TSR’s ground-breaking Marvel Super Heroes also used a sort of percentage system, but it was much looser and could have just as easily substituted in a D20 mechanic for the four color chart that served as its core.  MSH was simple, especially for its time, and the rules offered something of a casual, beer and pretzels sort of experience.  There was a lot of detail to the power profiles for the system, but most of the system revolved around combat, as evidenced by the Feat Table itself.  There were distinctions between things like Grappling, Edged Weapons and Blunt Weapons, but it was a game of knocking villains through walls and having fun, rather than considering the consequences of your actions beyond what was required for the Karma Pool.  I’ve always loved the game, but it doesn’t go very far when the characters are given deeper issues to contemplate.  If a problem can’t be solved by beating it into submission, it’s not going to be easily solved with this system.  There’s also not a lot of room on the lower end of the power scale, as the game could model normal humans, but that was usually for mooks and bystanders, rather than lower-powered hero characters.  Not much Iron Age potential there.
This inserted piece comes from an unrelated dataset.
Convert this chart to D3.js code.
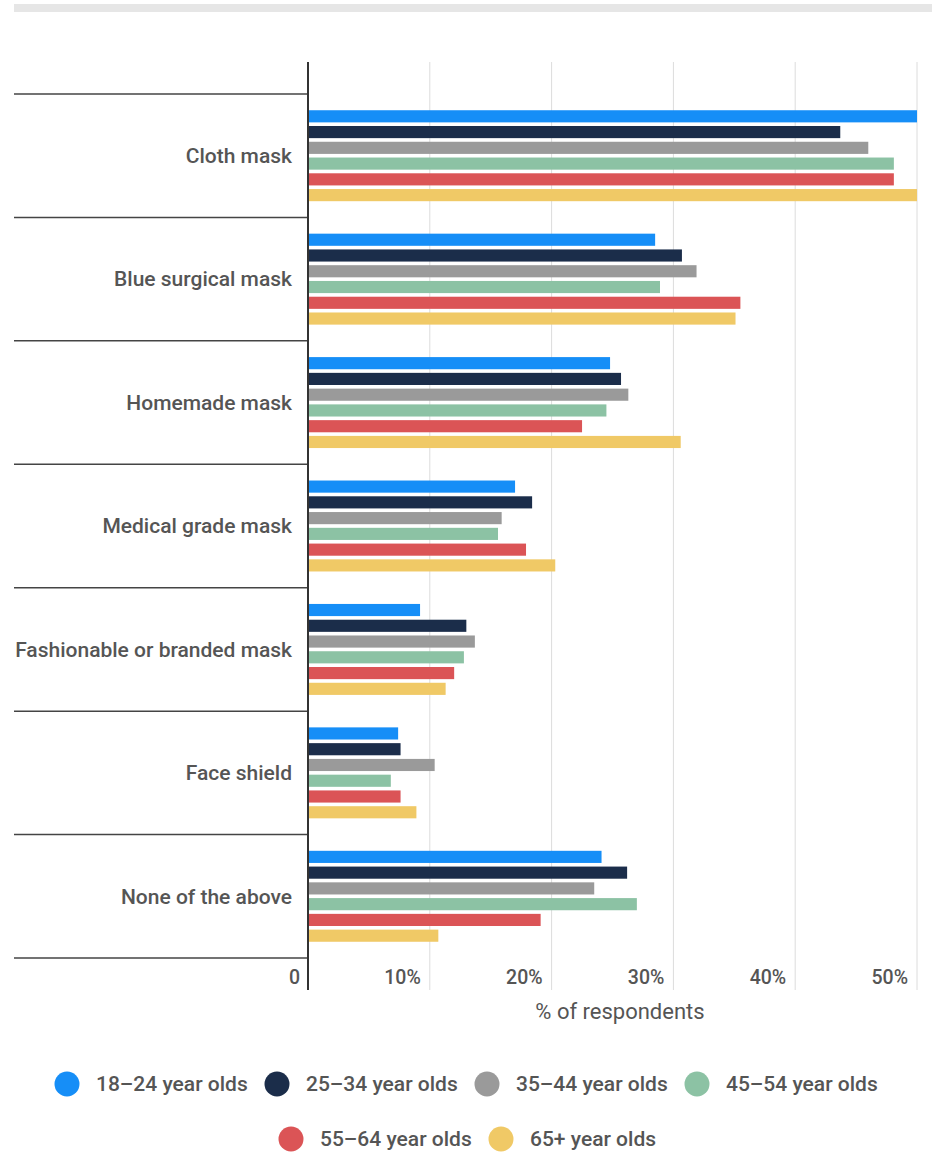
<!DOCTYPE html>
<html>
<head>
<meta charset="utf-8">
<script src="https://cdn.jsdelivr.net/npm/d3@7"></script>
<style>
  html, body { margin: 0; padding: 0; background: #fff; }
  svg { display: block; font-family: Roboto, "Noto Sans", sans-serif; }
</style>
</head>
<body>
<svg id="chart" width="932" height="1152"></svg>
<script>
// Mask types worn, share of respondents by age group
const categories = [
  "Cloth mask",
  "Blue surgical mask",
  "Homemade mask",
  "Medical grade mask",
  "Fashionable or branded mask",
  "Face shield",
  "None of the above"
];
const seriesNames = [
  "18\u201324 year olds",
  "25\u201334 year olds",
  "35\u201344 year olds",
  "45\u201354 year olds",
  "55\u201364 year olds",
  "65+ year olds"
];
const seriesColors = ["#168ef7", "#1b2d4a", "#9a9a9a", "#8cc2a4", "#db5456", "#f0c966"];

// values in %, one array per age group, in category order
const age18_24 = [50.0, 28.5, 24.8, 17.0, 9.2, 7.4, 24.1];
const age25_34 = [43.7, 30.7, 25.7, 18.4, 13.0, 7.6, 26.2];
const age35_44 = [46.0, 31.9, 26.3, 15.9, 13.7, 10.4, 23.5];
const age45_54 = [48.1, 28.9, 24.5, 15.6, 12.8, 6.8, 27.0];
const age55_64 = [48.1, 35.5, 22.5, 17.9, 12.0, 7.6, 19.1];
const age65plus = [50.0, 35.1, 30.6, 20.3, 11.3, 8.9, 10.7];
const seriesValues = [age18_24, age25_34, age35_44, age45_54, age55_64, age65plus];

const tickValues = [0, 10, 20, 30, 40, 50];
const tickLabels = ["0", "10%", "20%", "30%", "40%", "50%"];
const axisTitle = "% of respondents";

const svg = d3.select("#chart");

// top strip
svg.append("rect").attr("x", 14).attr("y", 4).attr("width", 918).attr("height", 8).attr("fill", "#e6e6e6");

const x = d3.scaleLinear().domain([0, 50]).range([308, 917]);
const y = d3.scaleBand().domain(categories).range([94, 958]);
const inner = d3.scaleBand().domain(d3.range(seriesNames.length))
  .range([0, y.bandwidth()]).paddingInner(0.23).paddingOuter(1.03);

const plotTop = 62, plotBottom = 990;

// vertical gridlines
svg.append("g").selectAll("line").data(tickValues.filter(d => d > 0)).join("line")
  .attr("x1", d => x(d)).attr("x2", d => x(d))
  .attr("y1", plotTop).attr("y2", plotBottom)
  .attr("stroke", "#dcdcdc").attr("stroke-width", 1);

// category separators on the left
const seps = categories.map(c => y(c)).concat([y.range()[1]]);
svg.append("g").selectAll("line").data(seps).join("line")
  .attr("x1", 14).attr("x2", 308)
  .attr("y1", d => d).attr("y2", d => d)
  .attr("stroke", "#444").attr("stroke-width", 1.5);

// bars
const groups = svg.append("g").selectAll("g").data(categories).join("g")
  .attr("transform", c => `translate(0,${y(c)})`);
groups.selectAll("rect")
  .data((c, ci) => seriesValues.map((vals, si) => ({ si, v: vals[ci] })))
  .join("rect")
  .attr("x", x(0))
  .attr("y", d => inner(d.si))
  .attr("width", d => x(d.v) - x(0))
  .attr("height", inner.bandwidth())
  .attr("fill", d => seriesColors[d.si]);

// category labels
svg.append("g").selectAll("text").data(categories).join("text")
  .attr("x", 292)
  .attr("y", c => y(c) + y.bandwidth() / 2)
  .attr("dy", "0.35em")
  .attr("text-anchor", "end")
  .attr("font-size", 21)
  .attr("font-weight", 500)
  .attr("fill", "#555")
  .text(c => c);

// value axis line
svg.append("line")
  .attr("x1", x(0)).attr("x2", x(0))
  .attr("y1", plotTop).attr("y2", plotBottom)
  .attr("stroke", "#333").attr("stroke-width", 2);

// tick labels, right-aligned before each gridline
svg.append("g").selectAll("text").data(tickValues).join("text")
  .attr("x", d => x(d) - (d === 0 ? 8 : 9))
  .attr("y", 984)
  .attr("text-anchor", "end")
  .attr("font-size", 19.5)
  .attr("font-weight", 500)
  .attr("fill", "#555")
  .text((d, i) => tickLabels[i]);

// axis title
svg.append("text")
  .attr("x", 620).attr("y", 1019)
  .attr("text-anchor", "middle")
  .attr("font-size", 22)
  .attr("fill", "#555")
  .text(axisTitle);

// legend
const legendPos = [
  { cx: 67, cy: 1084 }, { cx: 277, cy: 1084 }, { cx: 487, cy: 1084 }, { cx: 697, cy: 1084 },
  { cx: 291, cy: 1139 }, { cx: 501, cy: 1139 }
];
const leg = svg.append("g").selectAll("g").data(seriesNames).join("g")
  .attr("transform", (d, i) => `translate(${legendPos[i].cx},${legendPos[i].cy})`);
leg.append("circle").attr("r", 12.5).attr("fill", (d, i) => seriesColors[i]);
leg.append("text")
  .attr("x", 29).attr("dy", "0.35em")
  .attr("font-size", 21).attr("font-weight", 500)
  .attr("fill", "#555")
  .text(d => d);
</script>
</body>
</html>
Its modern version, the Fate-inspired Icons, fares similarly, with the fast and loose aspects in full force.  Icons lends itself to convention games and short campaigns, focusing on the Kirby Era and things like the Batman Animated genre of comics, as evidenced by the art style.  Much of the game lends itself to very fast and loose games where the GM is in charge of arbitrating most of the action, but that allows it to be quickly generated and let loose on the game table.  It’s not something for the serious minded gamers that require a lot of detail, though, putting itself as far as it can from games like Superworld and GURPS.

I’ve seen people talk highly of how Savage Worlds handles super hero gaming, with Necessary Evil.  Given my outlook on Savage Worlds, I’ll let them have their opinions and move on.  I will say that Necessary Evil is an interesting idea, but if I were to ever run it, it would be with some other system entirely.

Hero System, much like GURPS, is the game for the carefully planned game with the precisely constructed worldset.  Unlike BRP and GURPS, however, it requires a lot of prep on the part of the GM, which pays off with the detail and the versatility of the available options.  This would be where an Iron Age game could shine, simply because there’s all manner of possible detail that could be lent to the game.  In the same breath, however, it’s not a casual game, and unless all of the players are intimately familiar with all of the aspects of the system, there’s no way that it could be a one-off fuck-all game like Icons or Marvel would lend itself to.

So, yeah.  Five different games, five different systems, and you end up with five very different flavors of what you would sit down to the gaming table with.  GURPS is detail-driven, and it could take you into uncounted alternate worlds with no effort at all.  But it wouldn’t be nearly so high action as Marvel or Icons.  And with those two, you could easily run something out of the box in minutes, where the heroes are throwing cars and sections of real estate at the villains of the scenario.  But you’d be sort of stuck if the game suddenly got serious, and the characters had to rely on something other than their super powers to get through.  And so on.  This is just a look at one genre of games, with a narrow selection therein, and already you’ve got strong and weak points within these.

At this point in my gaming life, I’ve come to the idea that I’ll use a game for the purpose intended, rather than try to adapt it into something else.  I’ve seen people try to use Dungeons & Dragons (or D20, in some cases) for all manner of different game ideas, and it’s been to varying success.  I wouldn’t use D&D or Pathfinder for much beyond heroic, level-based fantasy (with all manner of tactical combat) myself, as I think some other game would probably handle it a lot better.  There are enough games in the market place (and enough possibilities within my library) that I don’t have to force that sort of peg into some radically different hole.